The financial crisis and subsequent economic contraction has pushed peak oil—the point at which the world is unable to increase oil production—from the public’s psyche. But it will not meaningfully delay the inevitable decline in output.
Peak oil will only be clearly recognized with the benefit of hindsight. Yet a good case can be make that we’ve already past that inflection point. Our guess is that energy prices will temporarily retreat in the near term as a full economy recovery is still a ways off and investors get nervous after the big run they’ve had in recent months. Energy stocks are bound to take a hit on any such correction before heading higher.
One company that has remained largely unscathed from an earnings standpoint, and will continue to thrive come what may, is Transocean (RIG). The stock should play a prominent role in everyone’s portfolio. And we consider it a long-term buy here, even though it, too, is vulnerable to a near-term setback.
The company operates the world’s largest fleet of offshore rigs and drillships, with a particular emphasis on ultra deepwater drilling. While land-based rigs are getting knocked down these days like ten pins on league night at the bowling alley (off 55 percent since last August according to Baker Hughes), the economics of deepwater offshore drilling is such that work continues apace.
Transocean has not only the most technologically advanced fleet of rigs; it’s also more than twice the size of its nearest rival. The company holds 19 of the past 23 world records for drilling in the deepest waters. That technological edge, plus its outstanding track record of service in harsh environments, means it can command premium rental rates on those rigs. Transocean’s unique position in deepwater drilling makes it more resilient to the drop in energy prices as its rigs continue to command higher dayrates. As demand for deepwater rigs, despite lower oil prices, continues to exceed supply, rental rates for deepwater drilling rigs continue to surge.

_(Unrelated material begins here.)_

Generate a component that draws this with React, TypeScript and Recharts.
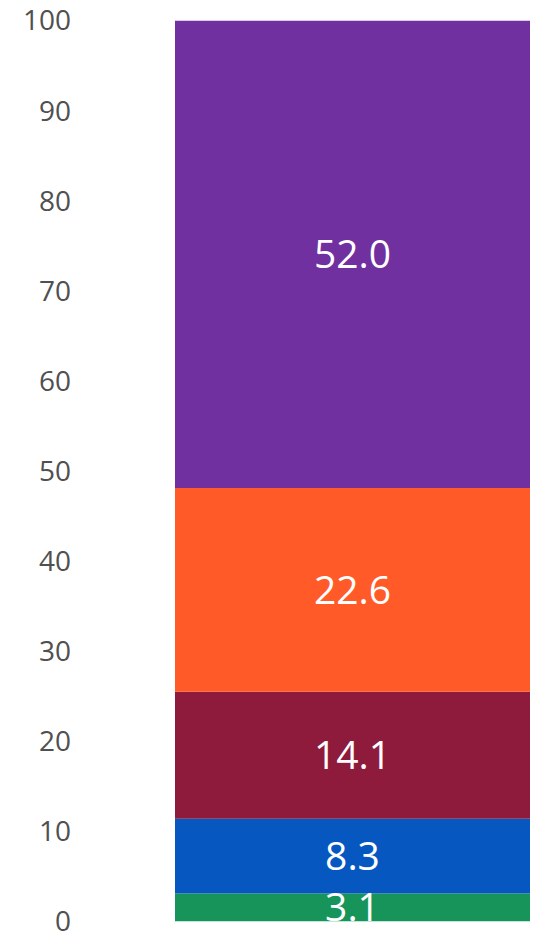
import { BarChart, Bar, YAxis, XAxis, LabelList } from "recharts";

// stack order: bottom to top
const segments = ["green", "blue", "crimson", "orange", "purple"];
const values = [3.1, 8.3, 14.1, 22.6, 52.0];
const colors = ["#16945A", "#0658C0", "#8E1A3C", "#FF5A28", "#7030A0"];
const yTicks = [0, 10, 20, 30, 40, 50, 60, 70, 80, 90, 100];

const row: Record<string, number | string> = { name: "total" };
segments.forEach((s, i) => {
  row[s] = values[i];
});
const data = [row];

export default function App() {
  return (
    <div style={{ fontFamily: "'Open Sans', sans-serif", marginTop: -8 }}>
      <BarChart
        width={531}
        height={938}
        data={data}
        barCategoryGap={0}
        margin={{ top: 20.5, right: 9, left: 0, bottom: 16.5 }}
      >
        <XAxis dataKey="name" hide />
        <YAxis
          type="number"
          domain={[0, 100]}
          ticks={yTicks}
          allowDataOverflow
          width={167}
          axisLine={false}
          tickLine={false}
          tickSize={0}
          tickMargin={104}
          tick={{ fill: "#505050", fontSize: 28, fontFamily: "'Open Sans', sans-serif" }}
        />
        {segments.map((s, i) => (
          <Bar key={s} dataKey={s} stackId="a" fill={colors[i]} isAnimationActive={false}>
            <LabelList
              dataKey={s}
              position="center"
              formatter={(v: any) => Number(v).toFixed(1)}
              fill="#ffffff"
              fontSize={39}
              fontFamily="'Open Sans', sans-serif"
            />
          </Bar>
        ))}
      </BarChart>
    </div>
  );
}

That said, an offshore rig is a huge investment, and with demand and day rates in question, rig builders won’t take a chance on building more. The global credit crunch is also a factor that will result in a stronger competitive position for a major operator such as Transocean. The lack of credit is squeezing its smaller rivals from the business, preventing them from building new vessels. As many as one-fifth of the new deepwater rigs on order in shipyards all across the world were canceled or delayed because of capital constraints.
As a result, there’s already a scramble for the relatively few offshore rigs available, particularly for deepwater capable rigs that have a water depth capacity of at least 4,500 feet. Future demand for these rigs should continue rise to benefit from successful drilling efforts in the Gulf of Mexico, offshore Brazil and other parts of the world. Soaring day rates in this leveraged business should translate into tremendous profit gains for Transocean.
The company itself believes that deepwater rates should continue to remain strong, as demand will exceed supply in foreseeable future. Yet the stock is trading at less than 5 times the consensus estimate for the company’s 2010 profits—an estimate we think is fairly conservative. With long-term annual profit gains expected to top 15 percent, you’ll be hard pressed to find a cheaper stock and certainly not one that serves such a vital role in our society.